Selection of the business intelligence tool(s) requires decisions such as:
- Will multi-dimensional analysis be necessary, or does the organization need only generalized queries? Not all warehouse implementations require sophisticated analysis techniques such as data mining (statistical analysis to discover trends in the data), data visualization (graphical display of query results), or multi-dimensional analysis (the so called "slice and dice").
- Will the architecture be two-tiered or three-tiered? Three-tiered architectures offload some of the processing to an "application server" which sits between the database server and the end-user.
- Will the tool employ a "push" or a "pull" technology? ("Push" technology publishes the queries to subscribed users, much like Pointcast works, "pull" requires that the user request the query).
- Will the information be broadcast over a corporate intranet, extranet, or the Internet?
- How will the organization implement data security, especially if information is being broadcast outside the corporate firewalls?
Average acquisition cost
A minimum tool set, excluding hardware, would include a database engine, ETL tool, and a number of BI tools for the individual users. A reasonable starting point for this set would be in the range of $100,000. Costs vary greatly based on vendor selection, number of seats purchased, software maintenance fees, and many other factors. In addition, consulting services drive the cost up immensely. A full blown, large-scale data warehouse in the terabyte range with hundreds of user licenses could cost tens of millions of dollars to implement and maintain.

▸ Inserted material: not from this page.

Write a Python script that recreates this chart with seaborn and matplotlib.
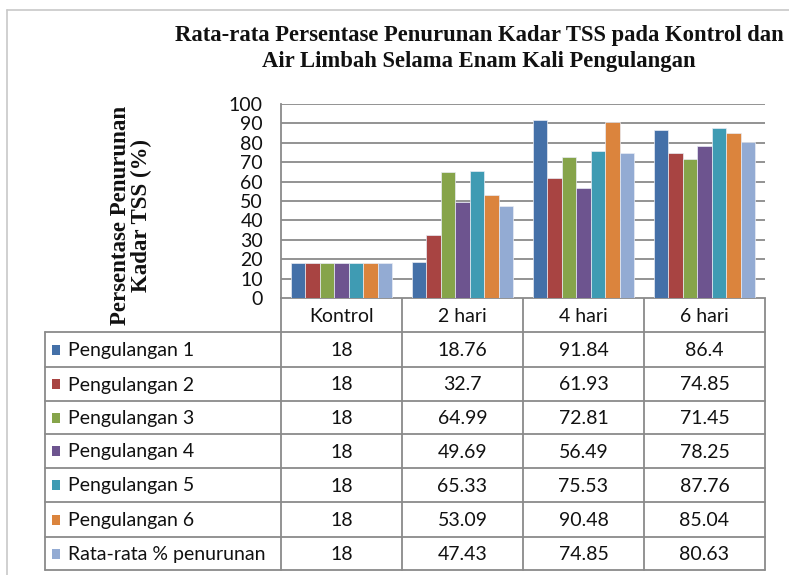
import matplotlib
matplotlib.use("Agg")
import matplotlib.pyplot as plt
import seaborn as sns
import pandas as pd
from matplotlib.patches import Rectangle

categories = ["Kontrol", "2 hari", "4 hari", "6 hari"]
series_names = ["Pengulangan 1", "Pengulangan 2", "Pengulangan 3", "Pengulangan 4",
                "Pengulangan 5", "Pengulangan 6", "Rata-rata % penurunan"]
pengulangan_1 = [18, 18.76, 91.84, 86.4]
pengulangan_2 = [18, 32.7, 61.93, 74.85]
pengulangan_3 = [18, 64.99, 72.81, 71.45]
pengulangan_4 = [18, 49.69, 56.49, 78.25]
pengulangan_5 = [18, 65.33, 75.53, 87.76]
pengulangan_6 = [18, 53.09, 90.48, 85.04]
rata_rata = [18, 47.43, 74.85, 80.63]
table_labels = [["18", "18.76", "91.84", "86.4"],
                ["18", "32.7", "61.93", "74.85"],
                ["18", "64.99", "72.81", "71.45"],
                ["18", "49.69", "56.49", "78.25"],
                ["18", "65.33", "75.53", "87.76"],
                ["18", "53.09", "90.48", "85.04"],
                ["18", "47.43", "74.85", "80.63"]]
yticks = [0, 10, 20, 30, 40, 50, 60, 70, 80, 90, 100]

all_series = [pengulangan_1, pengulangan_2, pengulangan_3, pengulangan_4,
              pengulangan_5, pengulangan_6, rata_rata]
colors = ["#4470A8", "#A84442", "#86A44A", "#6D548F", "#3F9BB3", "#DB843D", "#93ABD3"]

rows = []
for name, vals in zip(series_names, all_series):
    for c, v in zip(categories, vals):
        rows.append({"kategori": c, "seri": name, "nilai": v})
df = pd.DataFrame(rows)

sns.set_theme(style="white")
plt.rcParams["font.family"] = ["Lato", "DejaVu Sans"]

W, H = 789, 575
fig = plt.figure(figsize=(W / 100, H / 100), dpi=100)

# pixel layout
pl, pr, pt, pb = 281, 765, 104, 298
ax = fig.add_axes([pl / W, 1 - pb / H, (pr - pl) / W, (pb - pt) / H])
sns.barplot(data=df, x="kategori", y="nilai", hue="seri", palette=colors,
            order=categories, hue_order=series_names, width=0.835,
            saturation=1, edgecolor="#e8ecf4", linewidth=0.5, legend=False, ax=ax)
ax.set_ylim(0, 100)
ax.set_xlim(-0.5, 3.5)
ax.set_yticks(yticks)
ax.set_yticklabels([str(t) for t in yticks], fontsize=14, color="#111111")
ax.set_xticks([])
ax.set_xlabel("")
ax.set_ylabel("")
ax.yaxis.grid(True, color="#8a8a8a", linewidth=1.3)
ax.set_axisbelow(True)
for s in ["top", "right", "bottom"]:
    ax.spines[s].set_visible(False)
ax.spines["left"].set_color("#8a8a8a")
ax.spines["left"].set_linewidth(1.3)
ax.tick_params(axis="y", length=0, pad=13)

# overlay in pixel coordinates for title, labels and data table
ov = fig.add_axes([0, 0, 1, 1], zorder=-1)
ov.set_xlim(0, W)
ov.set_ylim(H, 0)
ov.axis("off")

# outer chart frame
ov.plot([7, 7], [10, H], color="#c8c8c8", lw=1.2)
ov.plot([7, W], [10, 10], color="#c8c8c8", lw=1.2)

serif = ["Liberation Serif", "DejaVu Serif"]
fig.text(479 / W, 1 - 35 / H, "Rata-rata Persentase Penurunan Kadar TSS pada Kontrol dan",
         ha="center", va="center", fontsize=16.3, fontweight="bold",
         family=serif, color="#111111")
fig.text(479 / W, 1 - 61 / H, "Air Limbah Selama Enam Kali Pengulangan",
         ha="center", va="center", fontsize=16.3, fontweight="bold",
         family=serif, color="#111111")
fig.text(131 / W, 1 - 215 / H, "Persentase Penurunan\nKadar TSS (%)",
         ha="center", va="center", rotation=90, fontsize=16.5, fontweight="bold",
         family=serif, color="#111111", linespacing=1.0)

# table
gc = "#8a8a8a"
col_x = [281, 402, 523, 644, 765]
row_y = [298, 332, 367, 401, 434, 468, 502, 537, 570]
tl = 45
ov.plot([col_x[0], col_x[-1]], [row_y[0], row_y[0]], color=gc, lw=1.3)
for x in col_x:
    ov.plot([x, x], [row_y[0], row_y[-1]], color=gc, lw=1.3)
ov.plot([tl, tl], [row_y[1], row_y[-1]], color=gc, lw=1.3)
for y in row_y[1:]:
    ov.plot([tl, col_x[-1]], [y, y], color=gc, lw=1.3)

fs = 14
for j, c in enumerate(categories):
    ov.text((col_x[j] + col_x[j + 1]) / 2, (row_y[0] + row_y[1]) / 2 + 1, c,
            ha="center", va="center", fontsize=fs, color="#111111")
for i, name in enumerate(series_names):
    yc = (row_y[i + 1] + row_y[i + 2]) / 2
    ov.add_patch(Rectangle((52, yc - 5), 8, 10, facecolor=colors[i], edgecolor="none"))
    ov.text(68, yc + 1, name, ha="left", va="center", fontsize=fs, color="#111111")
    for j in range(len(categories)):
        ov.text((col_x[j] + col_x[j + 1]) / 2, yc + 1, table_labels[i][j],
                ha="center", va="center", fontsize=fs, color="#111111")

fig.savefig("out.png", dpi=100, facecolor="white")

Data Warehousing has taken many years to develop into its current form, and is still an immature technology. Improvements in hardware and software have made it possible to build warehouses that are many terabytes (one terabyte is 1,099,511,627,776 bytes) in size. The ability to access current and historical data to examine market trends and to perform business analysis has proven to provide significant return on investment. In today's dynamic marketplace, companies will continue to use data warehousing to derive competitive advantage.